Tong calls for amendment to overturn Citizens United
“As a lawyer, I take amending the Constitution very seriously, but this decision must be overturned before it buries our democracy in an avalanche of money. Left unchecked, our country is bound to become a full blown corporatocracy,” Tong said in a statement Thursday.
Tong, a state representative from Stamford, is one of three Democrats and three Republicans vying for their party’s nomination to take the seat now held by retiring U.S. Sen. Joseph I. Lieberman, I-Conn.
The Democrats — former Sec. of the State Susan Bysiewicz, U.S. Rep.

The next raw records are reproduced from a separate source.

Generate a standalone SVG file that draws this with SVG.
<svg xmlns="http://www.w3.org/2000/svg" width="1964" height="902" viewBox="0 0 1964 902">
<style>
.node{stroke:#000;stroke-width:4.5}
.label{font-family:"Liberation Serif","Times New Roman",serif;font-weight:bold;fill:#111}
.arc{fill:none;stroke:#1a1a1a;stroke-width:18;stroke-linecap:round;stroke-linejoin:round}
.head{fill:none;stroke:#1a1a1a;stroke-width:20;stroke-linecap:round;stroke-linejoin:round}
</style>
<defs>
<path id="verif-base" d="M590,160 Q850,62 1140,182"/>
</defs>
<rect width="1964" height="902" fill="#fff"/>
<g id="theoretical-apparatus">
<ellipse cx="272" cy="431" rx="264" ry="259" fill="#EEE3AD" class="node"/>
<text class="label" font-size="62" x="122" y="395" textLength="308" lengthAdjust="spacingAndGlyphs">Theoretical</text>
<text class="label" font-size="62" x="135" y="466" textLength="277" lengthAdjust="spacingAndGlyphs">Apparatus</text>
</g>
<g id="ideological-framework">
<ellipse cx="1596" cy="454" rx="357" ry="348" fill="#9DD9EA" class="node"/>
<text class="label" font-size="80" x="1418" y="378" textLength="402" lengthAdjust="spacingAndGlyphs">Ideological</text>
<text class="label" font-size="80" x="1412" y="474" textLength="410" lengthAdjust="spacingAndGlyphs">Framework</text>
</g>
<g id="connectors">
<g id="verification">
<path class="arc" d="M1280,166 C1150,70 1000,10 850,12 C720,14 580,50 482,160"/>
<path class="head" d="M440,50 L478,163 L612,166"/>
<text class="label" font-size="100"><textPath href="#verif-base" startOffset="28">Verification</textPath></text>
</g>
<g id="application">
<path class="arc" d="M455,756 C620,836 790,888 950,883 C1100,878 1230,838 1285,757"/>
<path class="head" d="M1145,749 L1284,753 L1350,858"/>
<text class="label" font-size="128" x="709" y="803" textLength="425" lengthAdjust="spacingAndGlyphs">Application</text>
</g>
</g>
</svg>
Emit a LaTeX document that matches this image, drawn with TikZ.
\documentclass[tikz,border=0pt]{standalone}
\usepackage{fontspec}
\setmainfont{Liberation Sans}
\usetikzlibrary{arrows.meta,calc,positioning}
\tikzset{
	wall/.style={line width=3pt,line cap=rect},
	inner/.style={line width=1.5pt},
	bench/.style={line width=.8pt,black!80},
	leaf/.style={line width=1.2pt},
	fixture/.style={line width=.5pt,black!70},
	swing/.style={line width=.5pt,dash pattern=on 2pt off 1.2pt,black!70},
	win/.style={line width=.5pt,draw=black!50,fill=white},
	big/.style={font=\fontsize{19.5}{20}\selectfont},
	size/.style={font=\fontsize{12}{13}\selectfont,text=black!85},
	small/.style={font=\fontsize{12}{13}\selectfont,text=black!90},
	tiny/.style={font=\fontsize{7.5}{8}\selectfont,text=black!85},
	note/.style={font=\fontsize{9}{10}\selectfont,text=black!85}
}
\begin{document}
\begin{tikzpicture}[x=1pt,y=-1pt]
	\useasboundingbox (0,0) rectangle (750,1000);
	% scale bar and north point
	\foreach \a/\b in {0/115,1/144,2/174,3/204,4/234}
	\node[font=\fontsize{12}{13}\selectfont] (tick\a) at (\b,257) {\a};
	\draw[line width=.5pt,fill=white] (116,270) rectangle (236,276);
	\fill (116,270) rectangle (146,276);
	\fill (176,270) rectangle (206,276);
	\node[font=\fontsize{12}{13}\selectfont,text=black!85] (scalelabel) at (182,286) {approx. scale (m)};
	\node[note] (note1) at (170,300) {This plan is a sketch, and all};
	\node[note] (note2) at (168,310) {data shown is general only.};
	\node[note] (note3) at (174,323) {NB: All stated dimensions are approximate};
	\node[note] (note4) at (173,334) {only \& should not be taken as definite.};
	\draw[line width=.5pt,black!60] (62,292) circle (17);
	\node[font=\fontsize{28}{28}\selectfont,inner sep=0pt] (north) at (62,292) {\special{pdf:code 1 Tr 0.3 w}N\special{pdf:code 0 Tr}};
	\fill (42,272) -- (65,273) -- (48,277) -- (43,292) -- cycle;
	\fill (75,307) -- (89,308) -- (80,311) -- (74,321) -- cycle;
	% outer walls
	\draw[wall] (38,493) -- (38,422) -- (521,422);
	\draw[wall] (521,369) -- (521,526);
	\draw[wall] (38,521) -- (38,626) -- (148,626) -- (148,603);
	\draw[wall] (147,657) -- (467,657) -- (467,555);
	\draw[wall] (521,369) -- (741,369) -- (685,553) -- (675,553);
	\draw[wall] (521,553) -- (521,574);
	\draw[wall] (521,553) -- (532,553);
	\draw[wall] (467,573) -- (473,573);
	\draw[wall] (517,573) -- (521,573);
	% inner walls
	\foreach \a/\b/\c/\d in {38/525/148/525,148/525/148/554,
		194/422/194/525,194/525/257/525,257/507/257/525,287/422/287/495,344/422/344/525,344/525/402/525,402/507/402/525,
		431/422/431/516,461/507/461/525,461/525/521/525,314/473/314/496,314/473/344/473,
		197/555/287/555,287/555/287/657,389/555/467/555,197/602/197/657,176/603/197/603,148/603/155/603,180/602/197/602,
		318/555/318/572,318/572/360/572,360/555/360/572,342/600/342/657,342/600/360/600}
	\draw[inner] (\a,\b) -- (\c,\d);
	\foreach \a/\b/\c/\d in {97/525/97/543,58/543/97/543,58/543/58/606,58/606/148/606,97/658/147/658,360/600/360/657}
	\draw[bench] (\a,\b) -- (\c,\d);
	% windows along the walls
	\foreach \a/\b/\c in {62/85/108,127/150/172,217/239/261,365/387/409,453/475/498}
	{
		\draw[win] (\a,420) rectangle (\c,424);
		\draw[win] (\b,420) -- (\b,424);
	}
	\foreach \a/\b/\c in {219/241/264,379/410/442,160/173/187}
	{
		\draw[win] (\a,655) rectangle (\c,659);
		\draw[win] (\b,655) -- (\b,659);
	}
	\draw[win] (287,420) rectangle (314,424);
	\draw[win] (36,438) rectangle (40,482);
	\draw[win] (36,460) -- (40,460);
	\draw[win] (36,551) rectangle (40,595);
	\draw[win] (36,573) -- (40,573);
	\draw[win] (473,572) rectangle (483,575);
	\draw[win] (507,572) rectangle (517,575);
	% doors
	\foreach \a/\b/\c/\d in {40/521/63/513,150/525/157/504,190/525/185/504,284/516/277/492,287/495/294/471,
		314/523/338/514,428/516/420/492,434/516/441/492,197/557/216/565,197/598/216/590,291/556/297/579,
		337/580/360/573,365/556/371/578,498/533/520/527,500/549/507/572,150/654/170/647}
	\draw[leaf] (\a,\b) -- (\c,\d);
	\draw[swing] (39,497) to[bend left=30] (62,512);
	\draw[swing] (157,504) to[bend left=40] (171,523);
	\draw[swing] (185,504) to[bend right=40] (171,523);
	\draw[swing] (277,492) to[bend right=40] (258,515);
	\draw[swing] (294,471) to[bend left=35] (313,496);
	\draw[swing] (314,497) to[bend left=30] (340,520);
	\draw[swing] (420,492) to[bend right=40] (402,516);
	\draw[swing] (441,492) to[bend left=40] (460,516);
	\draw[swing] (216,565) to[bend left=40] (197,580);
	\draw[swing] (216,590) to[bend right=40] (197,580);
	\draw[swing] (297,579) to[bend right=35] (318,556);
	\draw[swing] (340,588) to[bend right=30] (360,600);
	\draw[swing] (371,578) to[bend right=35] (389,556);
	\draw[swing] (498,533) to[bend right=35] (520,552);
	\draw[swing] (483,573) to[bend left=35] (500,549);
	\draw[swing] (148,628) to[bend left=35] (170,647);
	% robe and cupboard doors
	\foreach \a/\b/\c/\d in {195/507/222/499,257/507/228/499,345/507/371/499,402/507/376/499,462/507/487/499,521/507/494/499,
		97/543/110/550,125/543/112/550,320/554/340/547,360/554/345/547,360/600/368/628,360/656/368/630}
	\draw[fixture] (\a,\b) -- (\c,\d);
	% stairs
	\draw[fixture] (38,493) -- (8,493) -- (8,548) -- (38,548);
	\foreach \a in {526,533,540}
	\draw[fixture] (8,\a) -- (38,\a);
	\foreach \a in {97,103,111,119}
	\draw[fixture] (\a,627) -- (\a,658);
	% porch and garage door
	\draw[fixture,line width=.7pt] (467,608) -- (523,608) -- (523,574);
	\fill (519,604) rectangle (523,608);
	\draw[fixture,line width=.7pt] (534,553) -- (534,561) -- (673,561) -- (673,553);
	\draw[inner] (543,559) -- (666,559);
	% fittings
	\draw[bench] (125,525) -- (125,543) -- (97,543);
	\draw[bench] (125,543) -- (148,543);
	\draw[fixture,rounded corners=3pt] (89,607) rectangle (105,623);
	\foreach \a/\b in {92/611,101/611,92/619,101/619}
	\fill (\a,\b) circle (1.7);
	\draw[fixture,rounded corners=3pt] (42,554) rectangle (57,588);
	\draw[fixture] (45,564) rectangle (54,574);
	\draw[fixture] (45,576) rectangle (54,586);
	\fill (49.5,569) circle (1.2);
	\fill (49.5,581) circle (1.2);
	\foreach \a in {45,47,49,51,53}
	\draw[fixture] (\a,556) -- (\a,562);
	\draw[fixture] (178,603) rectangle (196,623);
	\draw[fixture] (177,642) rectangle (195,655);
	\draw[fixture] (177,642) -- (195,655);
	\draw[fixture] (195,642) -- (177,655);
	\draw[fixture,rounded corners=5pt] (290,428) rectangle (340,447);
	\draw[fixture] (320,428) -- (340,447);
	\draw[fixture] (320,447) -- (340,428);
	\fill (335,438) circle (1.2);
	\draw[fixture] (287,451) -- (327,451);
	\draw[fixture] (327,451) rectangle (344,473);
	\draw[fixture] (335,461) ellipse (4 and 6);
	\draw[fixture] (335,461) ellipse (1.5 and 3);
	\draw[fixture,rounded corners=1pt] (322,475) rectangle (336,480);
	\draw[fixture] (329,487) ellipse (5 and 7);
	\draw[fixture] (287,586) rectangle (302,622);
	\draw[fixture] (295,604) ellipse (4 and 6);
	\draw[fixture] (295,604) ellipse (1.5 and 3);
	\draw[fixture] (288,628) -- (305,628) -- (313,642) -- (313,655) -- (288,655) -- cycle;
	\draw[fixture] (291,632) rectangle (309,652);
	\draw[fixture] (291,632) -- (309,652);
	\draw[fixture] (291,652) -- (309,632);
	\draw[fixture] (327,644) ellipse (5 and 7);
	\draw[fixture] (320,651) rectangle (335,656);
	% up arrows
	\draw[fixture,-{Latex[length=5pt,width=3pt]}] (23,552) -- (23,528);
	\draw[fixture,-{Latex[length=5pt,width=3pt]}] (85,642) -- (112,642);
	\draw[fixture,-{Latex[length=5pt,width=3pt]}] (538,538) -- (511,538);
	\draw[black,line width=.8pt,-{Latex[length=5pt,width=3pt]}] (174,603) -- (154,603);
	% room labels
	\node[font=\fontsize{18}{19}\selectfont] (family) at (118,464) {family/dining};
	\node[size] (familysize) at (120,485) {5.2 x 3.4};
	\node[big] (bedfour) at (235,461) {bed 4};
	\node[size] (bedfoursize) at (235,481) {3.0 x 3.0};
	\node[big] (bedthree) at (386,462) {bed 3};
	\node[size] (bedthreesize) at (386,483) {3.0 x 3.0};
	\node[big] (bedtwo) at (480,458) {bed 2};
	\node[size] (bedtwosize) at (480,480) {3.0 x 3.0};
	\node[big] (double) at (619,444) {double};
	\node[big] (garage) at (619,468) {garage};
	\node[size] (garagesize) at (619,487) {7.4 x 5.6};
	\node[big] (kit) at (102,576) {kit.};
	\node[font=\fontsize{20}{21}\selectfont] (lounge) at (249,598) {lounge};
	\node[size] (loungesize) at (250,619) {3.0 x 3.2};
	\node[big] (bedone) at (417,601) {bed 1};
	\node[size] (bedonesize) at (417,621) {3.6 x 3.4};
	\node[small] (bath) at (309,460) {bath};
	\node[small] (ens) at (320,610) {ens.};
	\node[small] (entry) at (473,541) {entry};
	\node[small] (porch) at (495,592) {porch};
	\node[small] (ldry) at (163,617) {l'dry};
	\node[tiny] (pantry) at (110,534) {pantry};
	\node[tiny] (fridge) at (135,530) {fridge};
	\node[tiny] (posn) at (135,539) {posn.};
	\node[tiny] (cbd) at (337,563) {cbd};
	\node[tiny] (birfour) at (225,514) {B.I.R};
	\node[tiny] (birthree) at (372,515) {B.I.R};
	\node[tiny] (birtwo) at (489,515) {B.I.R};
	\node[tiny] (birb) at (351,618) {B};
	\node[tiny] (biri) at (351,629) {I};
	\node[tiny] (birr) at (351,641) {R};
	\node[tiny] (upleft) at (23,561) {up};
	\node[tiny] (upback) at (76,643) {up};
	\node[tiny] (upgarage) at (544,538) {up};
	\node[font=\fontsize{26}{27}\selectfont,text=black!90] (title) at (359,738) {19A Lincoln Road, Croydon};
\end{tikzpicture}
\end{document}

Christopher Murphy, D-5th, and Tong — will participate in their first debate on Saturday from 7:30 to 9 p.m. to be held at Norwich Free Academy and sponsored by the Norwich Bulletin.
Tong said any constitutional fix should restore the previous restrictions and allow for others.
Murphy last weekend held a tutorial on Citizens United in Westport and said he favors a constitutional remedy and/or a disclosure act that will make public the names of those making these donations.
“We need to move the ball forward. Now is the moment,” Murphy said at that event.
He told the crowd that he was personally affected by the ruling when the American Future Fund spent $1 million in ten days on ads at the end of the 2010 5th District race inaccurately claiming he supported Viagra for sex offenders.